Just months before his death, Ferguson was working on a project for the Genoa Water District. He was also serving on the Arkansas Motor Vehicle Commission.
Travis Dowd, a longtime friend of Ferguson's and a former state representative, said Ferguson was one of a kind.
"He was something else. He was a little banty rooster, I tell ya. He would constantly think about the city. He could never get it out of his system. He would call me and say, 'I think I ought to do this and I ought to do that.' We talked on the phone every day He would call me in the mornings and we would just visit," Dowd said.
"I think there were several city officials who would still call him about finding some records and he knew where they were. He kept his mind on the city," Dowd said.
Though Ferguson had a vivacious personality, he was modest in other ways, Shipp said.
"Bobby was never one to show out. He didn't wear fancy clothes, he didn't drive a fancy car and he didn't live in a fancy house. He was a common man doing common things. His political career was extremely stout. He had many connections through the country. Most people knew him as Mayor or Fergy," Shipp said.

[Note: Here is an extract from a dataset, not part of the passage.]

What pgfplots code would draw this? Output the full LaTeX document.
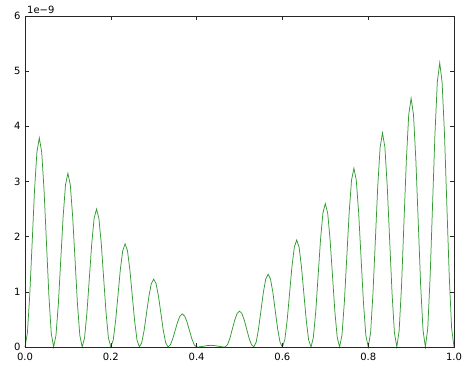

"If you saw Bobby around town, you'd see him in that little red hat and those shirts with two pockets up top and two below. He had something in every damned pocket," he said. "He wore out those notepads with the wire rings. He'd take notes, dabbing the pen to his tongue. You'd ask him something and he'd pull out a notebook, going through page after page, but he'd find the information."
Ferguson was also known for what he handed out: rulers, clickers, whistles and paper clips with catchy slogans such as "Keep our city clicking. Bobby Ferguson Mayor."
"I'm sure gonna miss him and the red hats and clickers," Dowd said.
"I told him once, 'Hell, Bobby, let me buy you a new red hat.' He said, 'No, this is the one I want.'"
"He always had that damned little old clicker when he would go to Washington, D.C. or Little Rock. We'd go into the governor's office and the first thing he would do is click it," Dowd said.
Ferguson always had a way of keeping the city clicking.
"He is going out in style in a red casket and his red hat," Shipp said.